Avrupa Parlamentosu’nun Türkiye’ye yönelik eleştiriler içeren Raporu hem Türkiye’de iktidarın siyasi kodlarını ve hem de bürokrasideki paniği deşifre ediyor.
Dün Adalet Bakanı’nın konuyla ilgili zayıf açıklamasını değerlendirmiştik.
Raporun açıklandığı gün Dışişleri Bakanlığı da benzer içerikte ama zayıf bir açıklama yaptı.
Bakanlık “Türkiye karşıtı çevrelerin dezenformasyonuna dayalı haksız itham ve önyargılarla dolu bu rapor, AP’nin gerek ülkemizle ilişkiler gerek AB’nin geleceğine ilişkin her zamanki sığ ve vizyonsuz yaklaşımının bir yansımasıdır” dedi.
Bu açıklamadaki dezenformasyon iddiası “doğruysa” bir itiraf.
Öyle ya; koskoca Türkiye devleti bütün gücü ve imkânlarıyla Avrupa’da ama Avrupa Parlamentosunun üyelerini etki altına alıp doğru bilgilerle destekleyemiyor da açıklamada “Türkiye karşıtı çevreler” denilen ve kim olduğunu ancak istihbaratın bildiği türden(!) birileri o vekilleri etki altına alıp Avrupa sağduyusunu bozuyor, öyle mi?
Hele açıklamadaki “sığ ve vizyonsuz yaklaşım” lafı tam bir “sirkat reklamıyla mertlik”.
Nedir raporu hazırlayanların vizyonsuzluğu? Türkiye’nin hukuk devletinden uzaklaştığı yolundaki tesbitin yerine ne yazılsaydı rapor vizyonlu olurdu?
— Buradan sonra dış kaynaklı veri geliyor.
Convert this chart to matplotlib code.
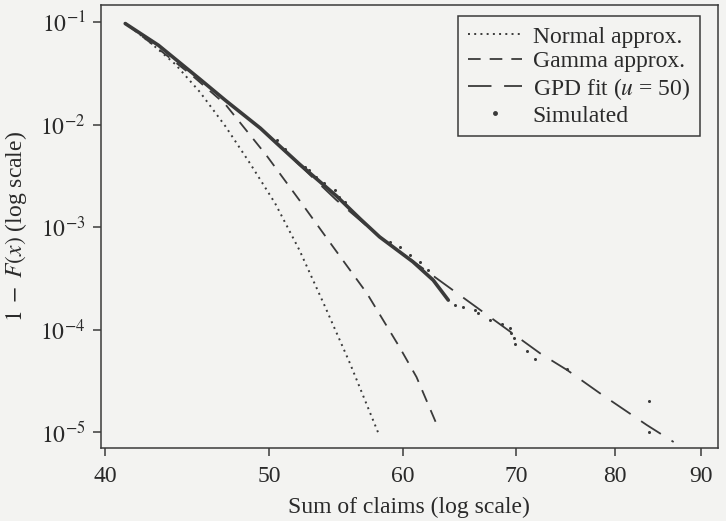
import matplotlib
matplotlib.use("Agg")
import matplotlib.pyplot as plt
from matplotlib.ticker import FixedLocator, FixedFormatter, NullLocator

# values
normal_x = [41.1, 41.4, 42.5, 44.0, 45.5, 47.1, 48.7, 50.4, 52.1, 53.9, 55.8, 58.0]
normal_y = [0.0978, 0.0894, 0.0638, 0.0389, 0.0208, 0.00967, 0.00421, 0.00171,
            0.000596, 0.000173, 4.71e-05, 9.8e-06]

gamma_x = [41.1, 43.1, 45.0, 47.1, 49.8, 52.1, 54.5, 57.1, 59.7, 61.1, 63.0]
gamma_y = [0.0978, 0.0533, 0.0304, 0.0158, 0.00504, 0.00183, 0.000653,
           0.000227, 6.75e-05, 3.44e-05, 1.05e-05]

gpd_x = [50.0, 54.8, 58.1, 63.4, 72.3, 75.0, 78.4, 83.6, 86.7]
gpd_y = [0.00772, 0.00183, 0.000804, 0.000282, 5.86e-05, 4.03e-05, 2.4e-05,
         1.17e-05, 8.0e-06]

# simulated: dense body (looks solid) + sparse points in the tail
sim_body_x = [41.1, 43.0, 45.5, 47.1, 49.4, 50.5, 52.1, 54.8, 56.6, 58.1, 60.8, 62.5, 63.8]
sim_body_y = [0.0971, 0.0596, 0.0278, 0.0173, 0.00924, 0.0066, 0.00412, 0.00201,
              0.0012, 0.000804, 0.000459, 0.000304, 0.000194]
sim_pts_x = [50.5, 51.1, 52.5, 52.8, 53.3, 53.9, 54.7, 55.0, 55.4, 58.9, 59.7, 60.6,
             61.4, 62.1, 64.4, 65.1, 66.2, 66.4, 67.5, 68.6, 69.4, 69.5, 69.8, 69.9,
             71.0, 71.8, 75.0, 83.8, 83.8]
sim_pts_y = [0.00706, 0.00577, 0.00388, 0.0036, 0.0031, 0.00267, 0.0023, 0.00198,
             0.00177, 0.000719, 0.000642, 0.000533, 0.000456, 0.000381, 0.000173,
             0.000165, 0.000155, 0.000144, 0.000124, 0.000113, 0.000103, 9.18e-05,
             8.21e-05, 7.22e-05, 6.21e-05, 5.12e-05, 4.12e-05, 2.02e-05, 1.01e-05]

x_ticks = [40, 50, 60, 70, 80, 90]
y_ticks = [1e-1, 1e-2, 1e-3, 1e-4, 1e-5]
y_tick_labels = [r'$10^{-1}$', r'$10^{-2}$', r'$10^{-3}$', r'$10^{-4}$', r'$10^{-5}$']

plt.rcParams['font.family'] = ['Liberation Serif', 'DejaVu Serif']
plt.rcParams['mathtext.fontset'] = 'stix'

ink = '#3a3a3a'
txt = '#2a2a2a'
paper = '#f3f3f1'

fig = plt.figure(figsize=(7.26, 5.21), dpi=100, facecolor=paper)
ax = fig.add_axes([0.1387, 0.140, 0.8503, 0.850])
ax.set_facecolor(paper)

ax.plot(normal_x, normal_y, color=ink, lw=1.4, ls=(0, (1, 2.2)), label='Normal approx.')
ax.plot(gamma_x, gamma_y, color=ink, lw=1.3, ls=(0, (7, 5)), label='Gamma approx.')
ax.plot(gpd_x, gpd_y, color=ink, lw=1.3, ls=(0, (13, 7)), label='GPD fit ($u$ = 50)')
ax.plot(sim_body_x, sim_body_y, color=ink, lw=2.6, solid_capstyle='round',
        solid_joinstyle='round')
ax.plot(sim_pts_x, sim_pts_y, ls='none', marker='o', ms=2.2, color=ink, mew=0,
        label='Simulated')

ax.set_xscale('log')
ax.set_yscale('log')
ax.set_xlim(39.75, 92.1)
ax.set_ylim(6.98e-6, 0.1466)

ax.xaxis.set_major_locator(FixedLocator(x_ticks))
ax.xaxis.set_major_formatter(FixedFormatter([str(t) for t in x_ticks]))
ax.xaxis.set_minor_locator(NullLocator())
ax.yaxis.set_major_locator(FixedLocator(y_ticks))
ax.yaxis.set_major_formatter(FixedFormatter(y_tick_labels))
ax.yaxis.set_minor_locator(NullLocator())

ax.tick_params(axis='both', direction='out', length=6, width=1.1, color=ink,
               labelcolor=txt, labelsize=17)
ax.tick_params(axis='x', pad=7)
ax.tick_params(axis='y', pad=5)
for s in ax.spines.values():
    s.set_color(ink)
    s.set_linewidth(1.1)

ax.set_xlabel('Sum of claims (log scale)', fontsize=17, color=txt, labelpad=7)
ax.set_ylabel(r'$1\;-\;F(x)$ (log scale)', fontsize=17, color=txt, labelpad=8)

leg = ax.legend(loc='upper right', bbox_to_anchor=(0.9708, 0.9752), borderaxespad=0,
                fontsize=17, frameon=True, fancybox=False, handlelength=2.3,
                handletextpad=0.45, labelspacing=0.14, borderpad=0.42, markerscale=1.6)
leg.get_frame().set_edgecolor(ink)
leg.get_frame().set_linewidth(1.1)
leg.get_frame().set_facecolor(paper)
leg.get_frame().set_alpha(1)
for t in leg.get_texts():
    t.set_color(txt)

fig.savefig('out.png', dpi=100, facecolor=paper)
Dışişleri Bakanlığı, açıklamasında, “Türkiye-AB ilişkilerinin yeniden canlandırılması için bir fırsat penceresinin açıldığı, kıtamızın istikrarı ve güvenliği açısından böylesi kritik bir dönemde, AP’nin ilişkilerimizin belkemiği olan katılım müzakereleri yerine farklı arayışları gündeme getirmesini akıl dışı buluyoruz” demiş.
Bunun tercümesi de şu: Adamlar “hukuk ve adalet” diyor, bizimkiler “istikrar ve güvenlik” diyor.
Rapora yönelik bu eleştirilerdeki bir diğer zayıflık da şurada:
Rapora eleştiriler sadece iç siyasete ve iktidarın seçmenini konsolide etmeye yönelik. Bu haliyle asıl muhatapları için de bir anlam ifade etmiyor. Tek anlamı “Türkiye’deki bu siyasiler adam olmayacak, bu siyasilerle bir yere varamayacağız” düşüncesinin pekişmesi olacak.
AB zaten Türkiye’den ümidini kesme noktasına gelmekteyken ve şimdilik üyelik sürecini tamamen sona erdirmenin yanlış olacağı düşüncesi öne çıkmışken Türkiye’den sudur eden bu türden aymazlıklar ancak AB ile Türkiye’yi ayırmak isteyenlerin ekmeğine yağ sürer. Bizdeki siyasiler de bu kafada mıdır? Şaşmayız.
Halbuki rapora yönelik eleştiride “raporun haklı yönleri de var ama şunlar da var” denseydi muhataplar için bir anlam ifade edebilirdi.
Bu örnekler de gösteriyor ki bakanlar adına siyaset üreten ve üslup geliştiren bürokratik kadrolar hukuk devletini unuttuğu gibi diplomasi dilini de unutmuş durumda.
Hele Cumhurbaşkanlığı Dış Politika ve Güvenlik Başdanışmanı Akif Çağatay Kılıç’ın sosyal medya hesabından yaptığı açıklamada “Avrupa Parlamentosunda kabul edilen rapor ön yargılı, art niyetli ve kabul edilemezdir. AB ile yeni bir döneme girildiği günlerde bu raporun kabul edilmesi manidardır” deyip bir de Avrupa Parlamentosu üyelerini “popülist siyasetten vazgeçmeye” çağırması yok mu?
AP milletvekillerinin bu rapora olumlu oy vermesinin siyasi popülizmle ne alakası var?
Avrupa Komisyonu da Avrupa Parlamentosu da son yıllarda yayınladığı Türkiye raporlarında demokratikleşme sürecinde yaşanan geriye gidişe vurgu yapıyor.
Ama bizden sudur eden açıklamalardan hiç birinde bu ana konu yok.
Özetle “ortada kuyu var, yandan geç” kuralının uygulandığı bir diplomasi.